EASTON CIVIL WAR SOLDIER BURIED IN ARLINGTON CEMETERY

Many young men from the Easton area served in the U.S. Army during the Civil War and many returned home to their families. One local Union soldier has the distinction of being the first casualty to ever be buried in the Arlington National Cemetery

William Henry Christman was born in Lehigh County, the second son of Jonas and Mary Anna’ “ (Albitz) Christman. Baptismal records indicate he was born on October 1, 1844; however, his Army enlistment lists his birth date as 1843. On March 25, 1864, William enlisted in Easton and was mustered in as a Private on the same day. He was twenty-one years old, single, and worked as a laborer in Easton. William is described as being five feet, seven and one-half inches tall with a florid complexion, grey eyes, and sandy hair. He had a scar on his left neck and three moles on his back. As an enlistee, he received a cash bonus of $60 and a government promissory note in the amount of $300.

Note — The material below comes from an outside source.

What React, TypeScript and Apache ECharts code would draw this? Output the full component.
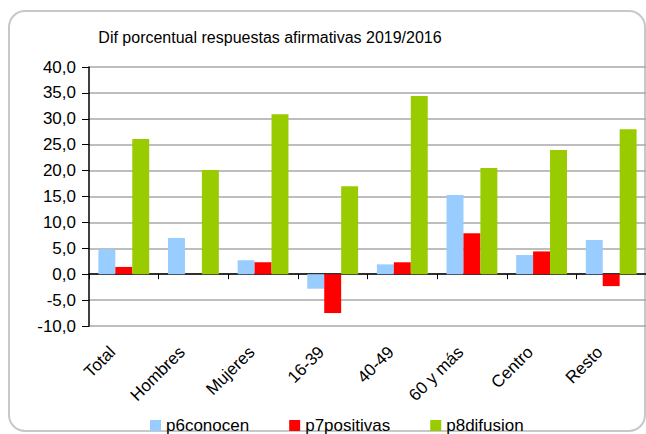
import React, { useEffect, useRef } from "react";
import * as echarts from "echarts";

const categories = ["Total", "Hombres", "Mujeres", "16-39", "40-49", "60 y más", "Centro", "Resto"];
const p6conocen = [4.8, 7.0, 2.7, -2.8, 1.9, 15.3, 3.7, 6.6];
const p7positivas = [1.4, 0.0, 2.3, -7.5, 2.3, 7.9, 4.4, -2.3];
const p8difusion = [26.1, 20.1, 30.9, 17.0, 34.4, 20.5, 24.0, 28.0];
const seriesNames = ["p6conocen", "p7positivas", "p8difusion"];
const colors = ["#99ccff", "#ff0000", "#99cc00"];
const titleText = "Dif porcentual respuestas afirmativas 2019/2016";

const FONT = "'Liberation Sans', Arial, sans-serif";

export default function App() {
  const ref = useRef<HTMLDivElement>(null);
  useEffect(() => {
    if (!ref.current) return;
    const chart = echarts.init(ref.current, null, { renderer: "svg" });
    const data = [p6conocen, p7positivas, p8difusion];
    chart.setOption({
      animation: false,
      backgroundColor: "#ffffff",
      textStyle: { fontFamily: FONT },
      title: {
        text: titleText,
        left: 265,
        textAlign: "center",
        top: 24,
        textStyle: { fontFamily: FONT, fontSize: 16, fontWeight: "normal", color: "#000" },
      },
      legend: {
        data: seriesNames,
        left: 150,
        top: 417,
        itemWidth: 11,
        itemHeight: 11,
        itemGap: 40,
        icon: "rect",
        textStyle: { fontFamily: FONT, fontSize: 17, lineHeight: 17, color: "#000", padding: [0, 0, 0, 0] },
        padding: 0,
      },
      graphic: [
        {
          type: "rect",
          shape: { x: 9, y: 11, width: 636, height: 420, r: 16 },
          style: { fill: "none", stroke: "#c8c8c8", lineWidth: 2 },
          silent: true,
          z: -1,
        },
      ],
      grid: { left: 89, right: 0, top: 67, bottom: 108, containLabel: false },
      xAxis: [
        {
          type: "category",
          data: categories,
          axisLine: { onZero: true, lineStyle: { color: "#000", width: 1.5 } },
          axisTick: { show: true, length: 5, lineStyle: { color: "#000" } },
          axisLabel: { show: false },
          splitLine: { show: false },
        },
        {
          type: "category",
          data: categories,
          position: "bottom",
          axisLine: { show: false, onZero: false },
          axisTick: { show: false },
          axisLabel: {
            rotate: 45,
            margin: 12,
            padding: [0, 16, 0, 0],
            fontFamily: FONT,
            fontSize: 17,
            color: "#000",
            interval: 0,
          },
        },
      ],
      yAxis: {
        type: "value",
        min: -10,
        max: 40,
        interval: 5,
        axisLine: { show: true, lineStyle: { color: "#000", width: 1.5 } },
        axisTick: { show: true, length: 7, lineStyle: { color: "#000" } },
        axisLabel: {
          fontFamily: FONT,
          fontSize: 17,
          color: "#000",
          margin: 13,
          formatter: (v: number) => v.toFixed(1).replace(".", ","),
        },
        splitLine: { show: true, lineStyle: { color: "#a8a8a8", width: 1.5 } },
      },
      series: seriesNames.map((name, i) => ({
        name,
        type: "bar",
        xAxisIndex: 0,
        data: data[i],
        barGap: "0%",
        barCategoryGap: "27%",
        itemStyle: { color: colors[i] },
      })),
    });
    return () => chart.dispose();
  }, []);
  return (
    <div
      ref={ref}
      style={{ position: "fixed", left: 0, top: 0, width: 646, height: 434 }}
    />
  );
}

Christman joined the 67th PA Volunteer Infantry. His unit included recruits from Allegheny, Carbon, Clarion, Indiana, Jefferson, Monroe, Northampton, Pike, Schuylkill, Wayne, and Westmoreland counties as well as from the city of Philadelphia. During the War, the 67th Volunteers lost 77 enlisted men in battle and 150 men lost to disease.

Shortly after enlisting, William sent a letter to his parents dated April 3, 1864. He wrote from “Camp Cat valenter” near Philadelphia that he “likes it very good we have enuph to eat ant drink ant more we don’t want for this present time.”  He continued by asking his father to put all his “papers” in his trunk to keep them for his return. In closing he wrote “please excuse my poor riting for I hafte write on my plait So I can’t write as good as I ate.”

By the end of April, Christman had been hospitalized with the measles. On May 1st, he was transferred to Lincoln General Hospital north of Washington D. C. This hospital was built solely to care for Civil War casualties and was dismantled after 1865. William died here of peritonitis, a toxic inflammation of the abdomen, on May 11th.  His personal effects included one hat, two flannel shirts, a pair of trousers, one blanket, a haversack, and a canteen.

Two days later, on May 13th, 1864, William Christman was the first man to be buried in the unnamed cemetery at “Arlington House” the abandoned estate of Confederate General Robert E. Lee. When Lee resigned from the U.S. Army to take command of the Army of Northern Virginia,  the United States government seized his estate located across the Potomac River from Washington D.C. The decision to buy Union soldiers on the two hundred acre site was intended to discourage Lee from ever returning to his home there. It was on June 15, 1864 that Secretary of War Edwin M. Staunton formally named Arlington as a National Cemetery.

Today the Cemetery totals six hundred twenty four acres divided into seventy sections. Several sections are designated for veterans of a specific war; one section honors women who served in the military; another section holds the remains of freedmen, former slaves. Another area includes the bodies of Confederate soldiers, whose peaked headstones differ from the simple rounded stones used throughout other parts of the Cemetery.

Christman’s grave is in section 27. His simple headstone bears his name “William Christman PA #19. This number may be the result of the many re-numberings of the gravesites over the years. Although he was in the Army for only forty-eight days and apparently was never in a major engagement, his enlistment card has had the words “DISTINGUISHED SERVICE” added.